The first time I was really challenged by this word was in 2009. I was discouraged, heartbroken, and frustrated. I was doing my best to keep going, despite the obstacles in front of me, but I was ready to throw in the towel.
I was on staff at a church just outside Toronto, and it was evident that my role as a female in ministry was difficult for others that were in leadership with me. I wasn’t invited to the same meetings the guys were and several things had been said about my inability to lead in certain ways because of my gender. I did my best to stay focused and continue to serve the students in our ministry, but I knew at my core I was becoming angry, bitter, and resentful.
Near the beginning of 2009 I found myself in Jeremiah 17. It was like the words jumped off the page when I read them,
“Cursed is the man who trust in mankind and makes flesh his strength, and whose heart turns away from the Lord. For he will be like a bush in the desert and will not see when prosperity comes, but will live in stony wastes in the wilderness, a land of salt without inhabitant.” Jeremiah 17:5-6
I knew that’s what had happened to me. I had put my trust in people. Trusting that my pastor would give me opportunities and believing that my husband would stand up for me and defend me. I had made “flesh my strength.” When you really study that word “strength”, it means someone, a shoulder, that you lean on. I knew that the more I leaned on people and trusted in them to make a way for me, the more I became like a bush in the desert. I was dried up, brittle, and unable to yield fruit in my own life and in my ministry.
But the next part gave me hope. It said, “Blessed is the man who trusts in the Lord and whose trust is in the Lord. For he will be like a tree planted by the water, that extends its roots by a stream and will not fear when the heat comes; But its leaves will be green, and it will not be anxious in a year of drought Nor cease to yield fruit.” Jeremiah 17:7-8
That’s who I wanted to be. I wanted to be a person that no matter what season I was in, I wouldn’t be afraid or anxious because I was rooted next the source of life. I knew that if I chose to trust that God would take care of me, fight for me, defend me, and provide for me, that regardless of what the people around me were doing, my life could still be fruitful. That’s what I wanted.
I made a choice that day to trust. To trust that God is who He says He is in every season, no matter what my circumstance might look like.
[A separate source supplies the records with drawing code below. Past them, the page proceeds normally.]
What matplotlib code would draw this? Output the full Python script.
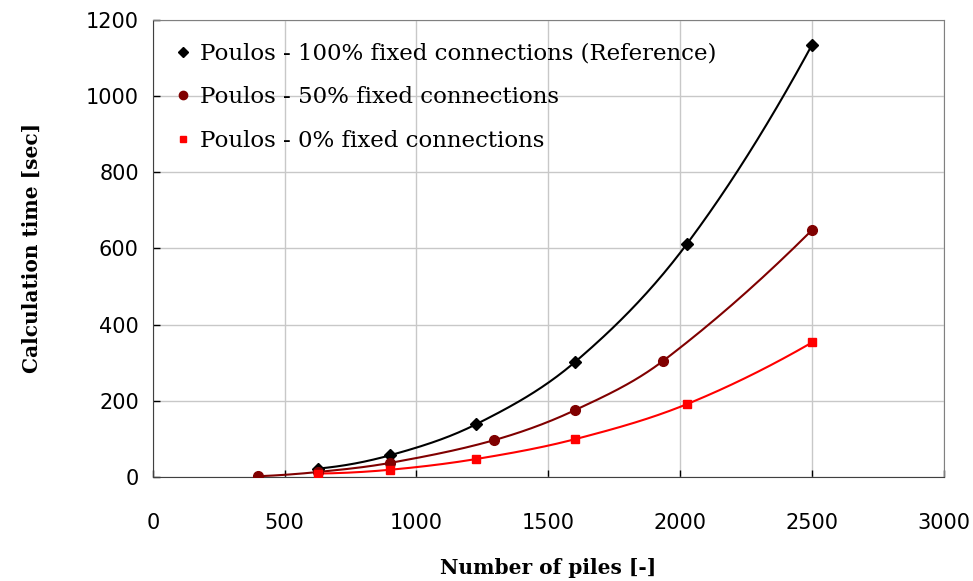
import numpy as np
import matplotlib
matplotlib.use("Agg")
import matplotlib.pyplot as plt

# Calculation times for the Poulos method, by share of fixed pile connections
piles_100 = [625, 900, 1225, 1600, 2025, 2500]
time_100 = [22, 57, 138, 301, 611, 1134]

piles_50 = [400, 625, 900, 1296, 1600, 1936, 2500]
time_50 = [2, 13, 37, 97, 175, 305, 648]

piles_0 = [625, 900, 1225, 1600, 2025, 2500]
time_0 = [9, 19, 47, 99, 191, 353]

labels = ["Poulos - 100% fixed connections (Reference)",
          "Poulos - 50% fixed connections",
          "Poulos - 0% fixed connections"]


def smooth(x, y, n=40):
    # cubic Hermite curve through the points, slopes from neighbouring points
    x = np.asarray(x, float)
    y = np.asarray(y, float)
    d = np.empty_like(y)
    d[1:-1] = (y[2:] - y[:-2]) / (x[2:] - x[:-2])
    d[0] = (y[1] - y[0]) / (x[1] - x[0])
    d[-1] = (y[-1] - y[-2]) / (x[-1] - x[-2])
    # end slopes: extrapolate so curvature carries through
    d[0] = 2 * d[0] - d[1]
    d[-1] = 2 * d[-1] - d[-2]
    xs, ys = [], []
    t = np.linspace(0, 1, n)
    h00 = 2 * t ** 3 - 3 * t ** 2 + 1
    h10 = t ** 3 - 2 * t ** 2 + t
    h01 = -2 * t ** 3 + 3 * t ** 2
    h11 = t ** 3 - t ** 2
    for i in range(len(x) - 1):
        h = x[i + 1] - x[i]
        xs.append(x[i] + h * t)
        ys.append(h00 * y[i] + h10 * h * d[i] + h01 * y[i + 1] + h11 * h * d[i + 1])
    return np.concatenate(xs), np.concatenate(ys)


fig = plt.figure(figsize=(9.73, 5.81), dpi=100)
ax = fig.add_axes([0.157, 0.179, 0.813, 0.787])

series = [
    (piles_100, time_100, "black", "D", 6),
    (piles_50, time_50, "#800000", "o", 7),
    (piles_0, time_0, "#ff0000", "s", 6),
]
for (x, y, c, m, ms), lab in zip(series, labels):
    sx, sy = smooth(x, y)
    ax.plot(sx, sy, color=c, lw=1.5, zorder=3)
    ax.plot(x, y, ls="none", marker=m, color=c, ms=ms, zorder=4)
    ax.plot([], [], ls="none", marker=m, color=c, ms=ms - 1, label=lab)

ax.set_xlim(0, 3000)
ax.set_ylim(0, 1200)
ax.set_xticks(np.arange(0, 3001, 500))
ax.set_yticks(np.arange(0, 1201, 200))
ax.grid(True, color="#c8c8c8", lw=1)
ax.set_axisbelow(True)
ax.tick_params(direction="in", length=5, width=1, labelsize=15, pad=10,
               colors="black")
ax.tick_params(axis="x", pad=26)
for s in ["top", "right"]:
    ax.spines[s].set_color("#808080")
for s in ["left", "bottom"]:
    ax.spines[s].set_color("#404040")

ax.set_xlabel("Number of piles [-]", family="DejaVu Serif", fontweight="bold",
              fontsize=14.5, labelpad=18)
ax.set_ylabel("Calculation time [sec]", family="DejaVu Serif", fontweight="bold",
              fontsize=14.5, labelpad=32)

ax.legend(loc="upper left", frameon=False, handlelength=0.6, handletextpad=0.45,
          labelspacing=0.95, prop={"family": "DejaVu Serif", "size": 16.5},
          borderaxespad=0.6, bbox_to_anchor=(0.0, 1.0))

fig.savefig("out.png", dpi=100, facecolor="white")
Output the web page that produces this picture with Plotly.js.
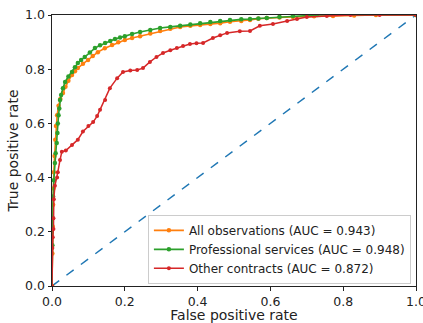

It’s not been the easiest journey, but I know that as long as I stay planted by the water, letting my roots go down deep, I’ll make it.
The writer of Proverbs knew what he was taking about when he wrote, “Trust in the Lord with all your heart and lean not on your own understanding.” Proverbs 3:5
I don’t always understand. I don’t always know what to do. I don’t always feel like trusting, or even know how to at times; but I choose daily to Trust Him instead of leaning on my own understanding or on the strength of others. He can always hold me up when I lean on Him.